At a Glance: Don’t wait until the week before your final exam to start studying. Get organized weeks ahead of time to make sure you know what to expect.
Final exams may still seem far away, but it’s never too early to start preparing. The key to success is crafting a schedule that will keep you on track (read: no last-minute cramming). Here’s a multi-week plan to get you started.
At the beginning of the course
Start by talking to your instructors — or consulting the syllabi — to find out test details. Will it be cumulative, or will it just encompass the most recently covered topics? Will the questions be multiple-choice or open-ended?

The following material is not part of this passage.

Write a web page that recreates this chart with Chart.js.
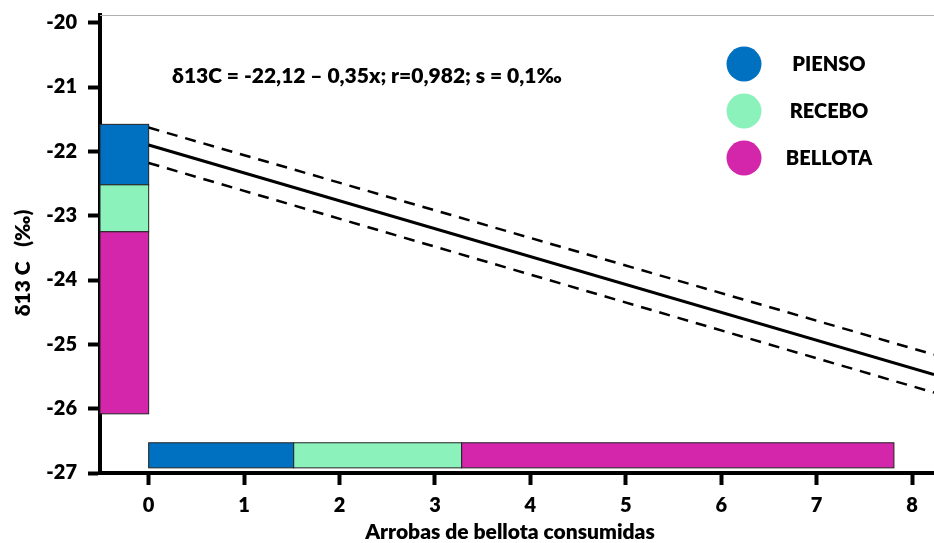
<!DOCTYPE html>
<html>
<head>
<meta charset="utf-8">
<script src="https://cdn.jsdelivr.net/npm/chart.js@4.4.1/dist/chart.umd.min.js"></script>
<style>
  html, body { margin: 0; padding: 0; background: #fff; }
  #wrap { width: 934px; height: 543px; }
</style>
</head>
<body>
<div id="wrap"><canvas id="chart" width="934" height="543"></canvas></div>
<script>
// categories and colours
const categories = ['PIENSO', 'RECEBO', 'BELLOTA'];
const catColors = ['#0070C0', '#8CF2BC', '#D426AA'];

// vertical bar at the left: x range and stacked y boundaries
const leftBarX = [-0.51, 0];
const leftBarY = [-21.58, -22.52, -23.25, -26.08];

// horizontal bar at the bottom: y range and x boundaries
const bottomBarY = [-26.53, -26.92];
const bottomBarX = [0, 1.52, 3.28, 7.81];

// regression line and its confidence band
const lineX = [0, 8.23];
const regY = [-21.9, -25.47];
const upperY = [-21.63, -25.16];
const lowerY = [-22.18, -25.75];

const xTicks = [0, 1, 2, 3, 4, 5, 6, 7, 8];
const yTicks = [-27, -26, -25, -24, -23, -22, -21, -20];

const equation = 'δ13C = -22,12 – 0,35x; r=0,982; s = 0,1‰';
const xTitle = 'Arrobas de bellota consumidas';
const yTitle = 'δ13 C   (‰)';

const FONT = 'Lato, "Open Sans", sans-serif';

function pts(xs, ys) {
    return xs.map((x, i) => ({ x: x, y: ys[i] }));
}

const decorPlugin = {
    id: 'decor',
    beforeDatasetsDraw(chart) {
        const ctx = chart.ctx;
        const xs = chart.scales.x, ys = chart.scales.y;
        ctx.save();
        ctx.lineWidth = 1;
        ctx.strokeStyle = '#222';
        // left stacked bar
        for (let i = 0; i < categories.length; i++) {
            const x0 = xs.getPixelForValue(leftBarX[0]);
            const x1 = xs.getPixelForValue(leftBarX[1]);
            const y0 = ys.getPixelForValue(leftBarY[i]);
            const y1 = ys.getPixelForValue(leftBarY[i + 1]);
            ctx.fillStyle = catColors[i];
            ctx.fillRect(x0, y0, x1 - x0, y1 - y0);
            ctx.strokeRect(x0, y0, x1 - x0, y1 - y0);
        }
        // bottom bar
        for (let i = 0; i < categories.length; i++) {
            const x0 = xs.getPixelForValue(bottomBarX[i]);
            const x1 = xs.getPixelForValue(bottomBarX[i + 1]);
            const y0 = ys.getPixelForValue(bottomBarY[0]);
            const y1 = ys.getPixelForValue(bottomBarY[1]);
            ctx.fillStyle = catColors[i];
            ctx.fillRect(x0, y0, x1 - x0, y1 - y0);
            ctx.strokeRect(x0, y0, x1 - x0, y1 - y0);
        }
        ctx.restore();
    },
    afterDraw(chart) {
        const ctx = chart.ctx;
        const area = chart.chartArea;
        ctx.save();
        // thin top frame line
        ctx.strokeStyle = '#b0b0b0';
        ctx.lineWidth = 1;
        ctx.beginPath();
        ctx.moveTo(area.left, area.top + 0.5);
        ctx.lineTo(area.right, area.top + 0.5);
        ctx.stroke();

        ctx.fillStyle = '#000';
        ctx.textBaseline = 'middle';

        // equation
        ctx.font = '800 21px ' + FONT;
        ctx.textAlign = 'left';
        ctx.fillText(equation, 172, 76);

        // legend
        ctx.font = '800 20px ' + FONT;
        const legendY = [64, 111, 158];
        categories.forEach((c, i) => {
            ctx.fillStyle = catColors[i];
            ctx.beginPath();
            ctx.arc(744, legendY[i], 17.5, 0, Math.PI * 2);
            ctx.fill();
            ctx.fillStyle = '#000';
            ctx.textAlign = 'center';
            ctx.fillText(c, 829, legendY[i] + 1);
        });

        // axis titles
        ctx.font = '800 21px ' + FONT;
        ctx.textAlign = 'center';
        ctx.fillText(xTitle, 510, 532);
        ctx.translate(23, 263);
        ctx.rotate(-Math.PI / 2);
        ctx.fillText(yTitle, 0, 0);
        ctx.restore();
    }
};

new Chart(document.getElementById('chart'), {
    type: 'scatter',
    data: {
        datasets: [
            {
                data: pts(lineX, regY),
                showLine: true,
                borderColor: '#000',
                borderWidth: 3,
                pointRadius: 0
            },
            {
                data: pts(lineX, upperY),
                showLine: true,
                borderColor: '#000',
                borderWidth: 2.5,
                borderDash: [11, 8],
                pointRadius: 0
            },
            {
                data: pts(lineX, lowerY),
                showLine: true,
                borderColor: '#000',
                borderWidth: 2.5,
                borderDash: [11, 8],
                pointRadius: 0
            }
        ]
    },
    options: {
        responsive: false,
        animation: false,
        layout: { padding: { top: 15, right: 0, left: 0, bottom: 0 } },
        plugins: {
            legend: { display: false },
            tooltip: { enabled: false }
        },
        scales: {
            x: {
                type: 'linear',
                min: -0.51,
                max: 8.23,
                afterFit(scale) {
                    scale.height = 70;
                    scale.paddingLeft = 0;
                    scale.paddingRight = 0;
                },
                afterBuildTicks(scale) { scale.ticks = xTicks.map(v => ({ value: v })); },
                grid: {
                    drawOnChartArea: false,
                    drawTicks: true,
                    tickLength: 12,
                    tickWidth: 4,
                    tickColor: '#000'
                },
                border: { display: true, color: '#000', width: 4 },
                ticks: {
                    color: '#000',
                    padding: 9,
                    maxRotation: 0,
                    font: { family: FONT, size: 20, weight: '800' }
                }
            },
            y: {
                type: 'linear',
                min: -27,
                max: -19.88,
                afterFit(scale) {
                    scale.width = 100;
                    scale.paddingTop = 0;
                    scale.paddingBottom = 0;
                },
                afterBuildTicks(scale) { scale.ticks = yTicks.map(v => ({ value: v })); },
                grid: {
                    drawOnChartArea: false,
                    drawTicks: true,
                    tickLength: 12,
                    tickWidth: 4,
                    tickColor: '#000'
                },
                border: { display: true, color: '#000', width: 4 },
                ticks: {
                    color: '#000',
                    padding: 11,
                    font: { family: FONT, size: 20, weight: '800' }
                }
            }
        }
    },
    plugins: [decorPlugin]
});
</script>
</body>
</html>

Having the answers to these questions will determine how you tackle studying. This is also the time to get organized. Plan to save notes from class, exams, homework, study guides — anything that might be helpful in your exam prep.
4 weeks before
If you don’t already have one, invest in a large monthly calendar to keep near your designated study spot (ideally a place free from distractions such as TV and pets). After writing down any personal obligations — family get-togethers, kids’ sporting events, a friend’s birthday — schedule your study time.
Whether it’s a few hours in the morning or a few hours at night — whenever you are most productive — you are much more likely to stick to a schedule if you write it down. Make sure your family is aware of the schedule so your study time is uninterrupted.
2 to 3 weeks before
This is the crucial study period. Rather than cram, you want to spread your studying out over multiple days and weeks. The way you prep for exams will most likely differ from class to class, but some smart strategies include going over notes and highlighting relevant information, making flashcards of important terms or concepts, rereading chapters you need a refresh on, and reviewing old exams and homework. If there are any topics you don’t understand, now is the time to reach out to your instructor for clarification.
1 week before
Review, review, review. One week before the test, you should not be learning any new material. At this point it’s all about committing information to memory. Try reading your notes aloud, explaining complex topics to others, or asking a family member or friend to quiz you. It’s also a good idea to keep flashcards handy, so you can knock out a few questions while on your daily commute or waiting in line for coffee.
The night before
Put down the books (seriously!). You’ve prepped for weeks, now it’s time to get a good night’s sleep. Fix yourself a healthy, filling breakfast in the morning and go ace that exam.
Save yourself the stress of finals by preparing for exams at the start of the course, rather than a few days before — your sanity and good grade with be worth it.